Pepperdine also gained national recognition as a Christian university of high academic standing in Atlantic Monthly’s September feature “The Opening of the Evangelical Mind,” which lists Pepperdine as one of the seven best Christian universities.

According to Lambert, it is this attention that creates what he calls the “golden age of Malibu.” And indeed, student involvement is soaring, with ministries such as Common Ground, and events such as Total Surrender, Sacred Ground Coffeehouses and United We Pray, United We Play. Most agree that Pepperdine is stronger than ever before. Students from the Malibu Church of Christ, the Vineyard and Malibu Presbyterian Church do assemble and worship together and support each other’s common religious purposes.
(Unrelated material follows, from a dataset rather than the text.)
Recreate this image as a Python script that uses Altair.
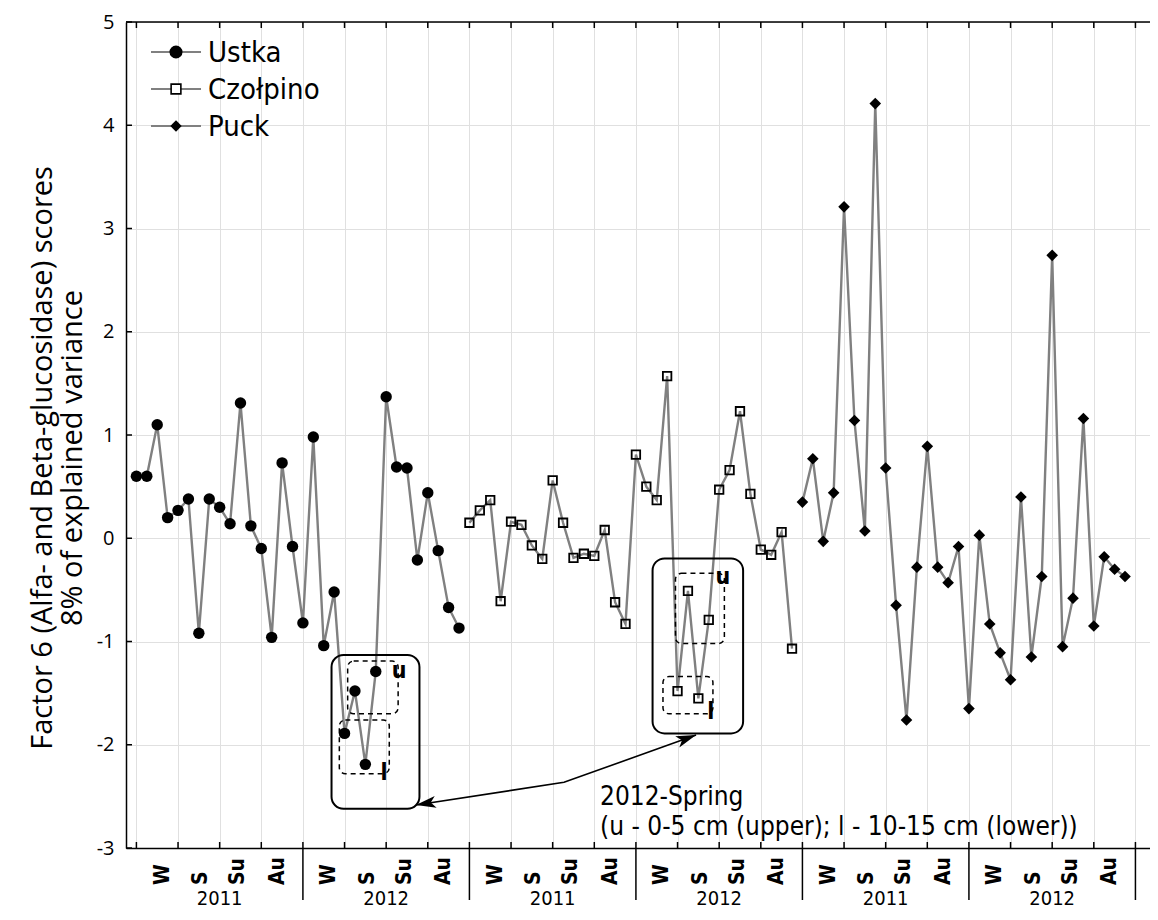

But the inconsistency still bothers people like the Vineyard’s Cummings. “I think Pepperdine will always be a Christian university in that the people who shape it will have a passionate view of Christ,” Cummings said. “The only danger is not in rules or regulations, but is there a sincere worship of Christ?

“Right now Pepperdine is a nominally Christian university, Christian by name only,” Cummings continued. “But in the past year I have seen a resurgence in that those who call themselves Christian have shown a greater passion, a more integral walk.

At the same time, I as a pastor have seen more drugs, alcohol abuse and sexual activity. They have increased rather than decreased in the past five years.”

According to Hughes, it is in the ongoing discussion of what Pepperdine’s mission is all about that helps further the task of keeping the university on the path toward authentic Christian witness. “What has to happen for Pepperdine to continue as a Christian university?” Hughes said. “We have to keep the conversation alive about what it means to say Pepperdine is a Christian institution.”